The Robot Week event this year was at the Tokyo Big Sight location near Tokyo Bay and was in the same hall as manufacturing and vacuum tools. So many great applications for robots to increase automation, and human leisure time. Many companies’ products were marketed to better health. Exo-skeletons were in abundance, and the queues were long to give them a test drive. Besides physical health, mental health was also addressed by robots designed to assist with outlying age groups. There were robots aimed at leading the elderly through daily exercises. They could speak and respond to phrases providing interaction without a keyboard or remote. For the younger ages, they had toddler-sized telepresence robots that allow grandparents to communicate and play on the floor with their grandkids from remote cities.
Universities students brought interesting robotic devices like a solar powered survey car, mind controlled wheel-chair, and even a biomimicry inspired snake robot. The solar car is destined to be sent into nuclear disaster sites on a one-way mission. Solar panels will power sensors, communication and motors allowing this robot to take measurements at various locations reducing the number of people risking their health to enter those areas. The mind-controlled wheel-chair is able to sense its surrounding environment, and take basic instructions from an off-the-shelf Emotiv neuro-headset. The snake bot is marvelous to see in action as the 14 wheels are not directly powered, but motion is created by laterally rotating the axles in sync to create a movement in direction perpendicular to the axles .

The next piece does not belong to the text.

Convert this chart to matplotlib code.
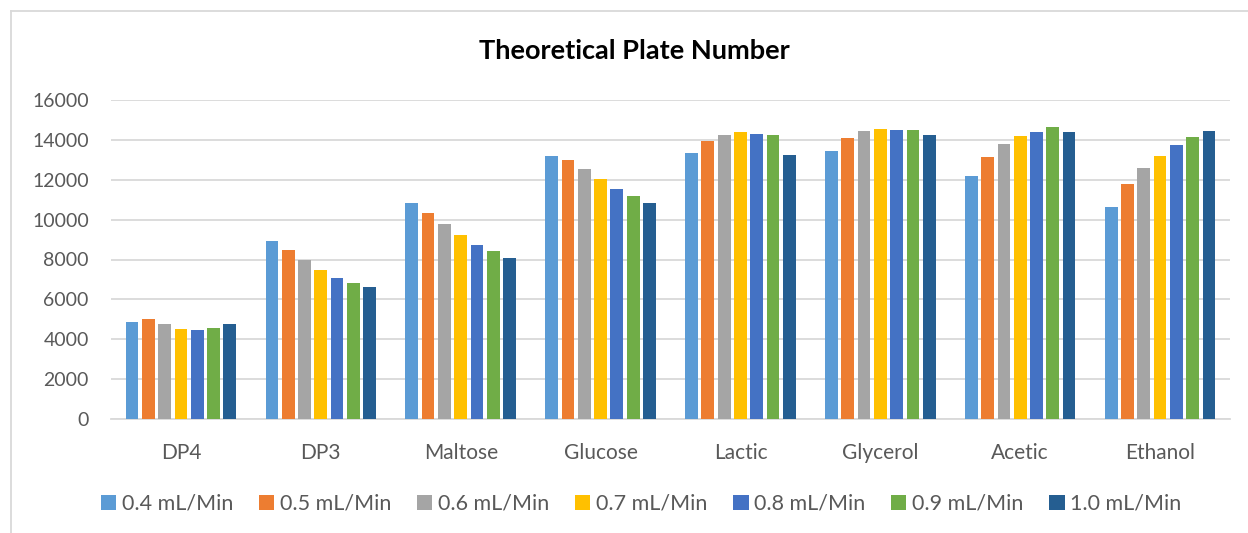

The Kawasaki Robot Festival was also on-site showing the success from their annual event in August. Universities compete for big prizes, and the festival hosts Jr.Robot events for school-age students to join and experiment with robotics.
Overall, it was amazing to see the wide usage of robotics already for sale, and those in the future as technical teams explore solutions to various physical, and mental challenges experienced in our everyday lives.